Natural gas can be stored onboard a vehicle as compressed natural gas (CNG) at 3,000 or 3,600 psi or as a cryogenic liquid natural gas (LNG) at 20-150 psi.
Manufacturers have sought to optimize their engines in dedicated vehicles to take advantage of the unique properties of natural gas such as high octane. These vehicles have surpassed all others in delivering superior emissions performance. Moreover, NGVs have been certified to the most stringent emission standards.
Honda's Civic GX, with emissions at just one-tenth the stringent ultra low emission vehicle (ULEV) standard-can actually emit air cleaner than the ambient air in some cities, the "near-zero" emissions becomes "nearly unmeasurable".
It should be noted that Honda was able to achieve all this without sacrificing horsepower or performance. Today, the Civic GX remains the only vehicle certified in California as an "AT-PZEV" receiving Zero Emission Vehicle credits toward California's ZEV Mandate. It's also the first and only vehicle certified to the all-new Environmental Protection Agency (EPA) Tier II, "Bin-2" standard.
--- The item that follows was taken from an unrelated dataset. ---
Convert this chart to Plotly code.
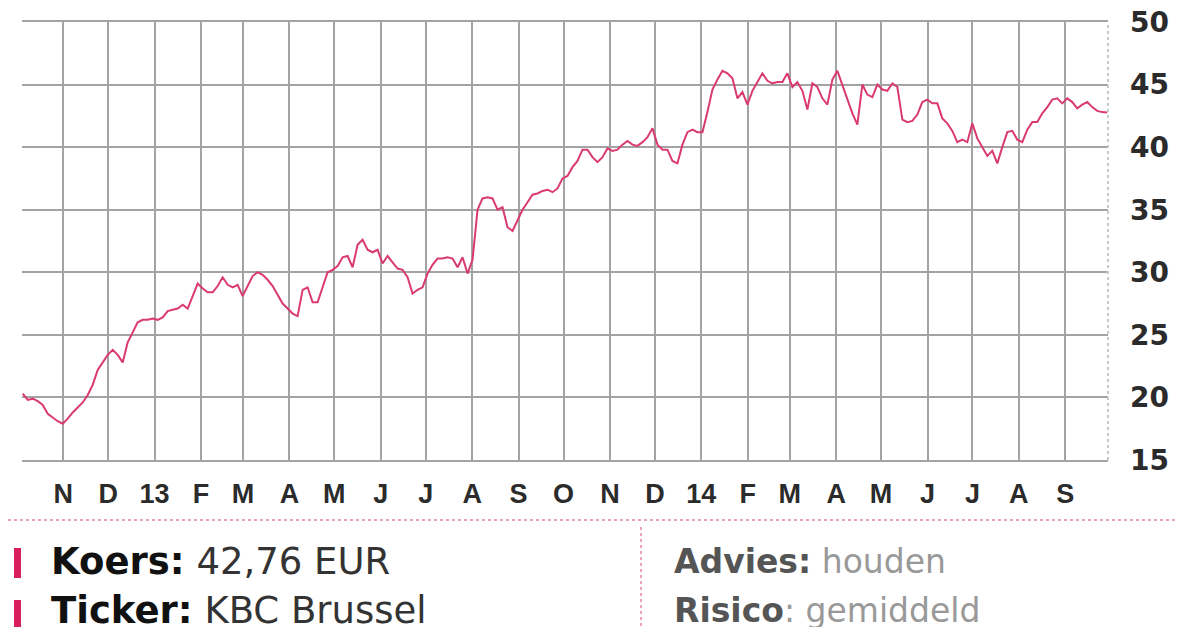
import plotly.graph_objects as go
import pandas as pd

# ---- data ----
start_date = "2012-10-05"
end_date = "2014-09-29"
prices = [
    20.3, 19.8, 19.9, 19.7, 19.4, 18.7, 18.4, 18.1, 17.9, 18.3,
    18.8, 19.2, 19.6, 20.2, 21.0, 22.2, 22.8, 23.4, 23.8, 23.4,
    22.8, 24.4, 25.2, 26.0, 26.2, 26.2, 26.3, 26.2, 26.4, 26.9,
    27.0, 27.1, 27.4, 27.1, 28.1, 29.1, 28.7, 28.4, 28.4, 28.9,
    29.6, 29.0, 28.8, 29.0, 28.1, 28.9, 29.7, 30.0, 29.8, 29.4,
    28.9, 28.2, 27.5, 27.1, 26.7, 26.5, 28.6, 28.8, 27.6, 27.6,
    28.9, 30.0, 30.2, 30.5, 31.2, 31.3, 30.4, 32.2, 32.6, 31.8,
    31.6, 31.8, 30.7, 31.3, 30.8, 30.3, 30.2, 29.6, 28.3, 28.6,
    28.8, 29.9, 30.6, 31.1, 31.1, 31.2, 31.1, 30.4, 31.2, 29.9,
    31.0, 35.0, 35.9, 36.0, 35.9, 35.0, 35.2, 33.6, 33.3, 34.1,
    35.0, 35.6, 36.2, 36.3, 36.5, 36.6, 36.4, 36.7, 37.5, 37.7,
    38.4, 38.9, 39.8, 39.8, 39.2, 38.8, 39.2, 39.9, 39.7, 39.8,
    40.2, 40.5, 40.2, 40.1, 40.4, 40.8, 41.5, 40.2, 39.8, 39.8,
    38.9, 38.7, 40.2, 41.2, 41.4, 41.2, 41.2, 42.8, 44.6, 45.4,
    46.1, 45.9, 45.5, 43.9, 44.4, 43.4, 44.5, 45.2, 45.9, 45.3,
    45.1, 45.2, 45.2, 45.9, 44.8, 45.2, 44.5, 43.0, 45.1, 44.8,
    43.9, 43.4, 45.4, 46.1, 45.0, 43.8, 42.7, 41.8, 45.0, 44.2,
    44.0, 45.0, 44.6, 44.5, 45.1, 44.8, 42.2, 42.0, 42.1, 42.6,
    43.6, 43.8, 43.5, 43.5, 42.3, 41.9, 41.3, 40.4, 40.6, 40.4,
    41.9, 40.7, 40.0, 39.3, 39.7, 38.7, 40.0, 41.2, 41.3, 40.6,
    40.4, 41.4, 42.0, 42.0, 42.7, 43.2, 43.8, 43.9, 43.5, 43.9,
    43.6, 43.1, 43.4, 43.6, 43.2, 42.9, 42.8, 42.76,
]
month_ticks = [
    "2012-11-01", "2012-12-01", "2013-01-01", "2013-02-01", "2013-03-01",
    "2013-04-01", "2013-05-01", "2013-06-01", "2013-07-01", "2013-08-01",
    "2013-09-01", "2013-10-01", "2013-11-01", "2013-12-01", "2014-01-01",
    "2014-02-01", "2014-03-01", "2014-04-01", "2014-05-01", "2014-06-01",
    "2014-07-01", "2014-08-01", "2014-09-01",
]
month_labels = ["N", "D", "13", "F", "M", "A", "M", "J", "J", "A", "S", "O",
                "N", "D", "14", "F", "M", "A", "M", "J", "J", "A", "S"]
y_ticks = [15, 20, 25, 30, 35, 40, 45, 50]
x_range = ["2012-10-04 12:00", "2014-09-29 12:00"]

# ---- layout geometry (screen pixels; page body has an 8px margin) ----
W, H = 1200, 627
OFF = 8
L, R, T, B = 22, 1108, 22, 460


def px(x):
    return (x - L) / (R - L)


def py(y):
    return (B - y) / (B - T)


dates = pd.date_range(start_date, end_date, periods=len(prices))

fig = go.Figure()
fig.add_trace(go.Scatter(
    x=dates, y=prices, mode="lines",
    line=dict(color="#d93a72", width=2),
    hoverinfo="skip", showlegend=False,
))

grid = "#a3a3a3"
fig.update_xaxes(
    type="date", range=x_range, automargin=False,
    tickmode="array", tickvals=month_ticks, ticktext=month_labels,
    showgrid=True, gridcolor=grid, gridwidth=2,
    showline=True, linecolor=grid, linewidth=2, mirror=True,
    ticks="", ticklabelstandoff=9,
    tickfont=dict(family="Liberation Sans", size=27, color="#2b2b2b", weight="bold"),
    zeroline=False,
)
fig.update_yaxes(
    range=[15, 50], side="right", automargin=False,
    tickmode="array", tickvals=y_ticks,
    showgrid=True, gridcolor=grid, gridwidth=2,
    ticks="", ticklabelstandoff=21, ticklabeloverflow="allow",
    tickfont=dict(family="DejaVu Sans", size=28, color="#2b2b2b", weight="bold"),
    zeroline=False, showline=False,
)

shapes = []
# right border of the plot
shapes.append(dict(type="line", xref="paper", yref="paper", x0=1, x1=1, y0=0, y1=1,
                   line=dict(color="#c8c8c8", width=2, dash="dot")))
# pink dotted separators
shapes.append(dict(type="line", xref="paper", yref="paper", x0=px(8), x1=px(1175),
                   y0=py(520), y1=py(520), line=dict(color="#e9a3bd", width=2, dash="dot")))
shapes.append(dict(type="line", xref="paper", yref="paper", x0=px(641), x1=px(641),
                   y0=py(527), y1=py(640), line=dict(color="#e9a3bd", width=2, dash="dot")))
# pink bullets
for top, bot in [(548, 578), (600, 640)]:
    shapes.append(dict(type="rect", xref="paper", yref="paper", x0=px(14), x1=px(21),
                       y0=py(bot), y1=py(top), line=dict(width=0), fillcolor="#d81e5b"))

ann_font = "DejaVu Sans"
fig.update_layout(
    width=W, height=H,
    margin=dict(l=L - OFF, r=W - (R - OFF), t=T - OFF, b=H - (B - OFF), pad=0, autoexpand=False),
    paper_bgcolor="white", plot_bgcolor="white",
    shapes=shapes,
    annotations=[
        dict(text="<span style='color:#111'><b>Koers:</b></span> <span style='color:#333'>42,76 EUR</span>",
             xref="paper", yref="paper", x=px(49), y=py(561), xanchor="left", yanchor="middle",
             showarrow=False, font=dict(family=ann_font, size=37)),
        dict(text="<span style='color:#111'><b>Ticker:</b></span> <span style='color:#333'>KBC Brussel</span>",
             xref="paper", yref="paper", x=px(49), y=py(610), xanchor="left", yanchor="middle",
             showarrow=False, font=dict(family=ann_font, size=37)),
        dict(text="<span style='color:#555'><b>Advies:</b></span> <span style='color:#999'>houden</span>",
             xref="paper", yref="paper", x=px(672), y=py(561), xanchor="left", yanchor="middle",
             showarrow=False, font=dict(family=ann_font, size=33)),
        dict(text="<span style='color:#555'><b>Risico</b></span><span style='color:#999'>: gemiddeld</span>",
             xref="paper", yref="paper", x=px(672), y=py(610), xanchor="left", yanchor="middle",
             showarrow=False, font=dict(family=ann_font, size=33)),
    ],
)

fig.write_html("out.html")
Due to the benefits of natural gas, Honda gets to call it "Cleanest on Earth".
On the heavy-duty side, natural gas engines are now certified to the EPA's or California's emission standards. These engines are available from companies such as Cummins Westport, Deere Power Systems, and Westport Fuel Systems.
Even tighter emission controls on heavy-duty engines and trucks are scheduled for 2007 and 2010. NGVs, are already demonstrating that they can meet and exceed these standards and provide even greater emission reductions.
See PG&E's Natural Gas Fleet Program fact sheet (PDF, 208 KB) for more details.
The Hydrogen-Natural Gas Connection
Since natural gas (CH4), is primarily made up of hydrogen molecules, it is a logical transition fuel to get to future hydrogen technologies. See Natural Gas as the Bridge to Hydrogen fact sheet (PDF, 68 KB) for more details.
Vehicles fueled with hydrogen/natural gas blends (HCNG) are an option for fleets desiring to gain experience with hydrogen-based transportation fuels of the future. HCNG vehicles offer the potential for immediate emissions benefits, such as a reduction in nitrogen oxides (NOx) emissions, particulate matter (PM) and carbon dioxide (CO2). At the same time, they can pave the way for a transition to fuel cell vehicles by building early demand for hydrogen infrastructure.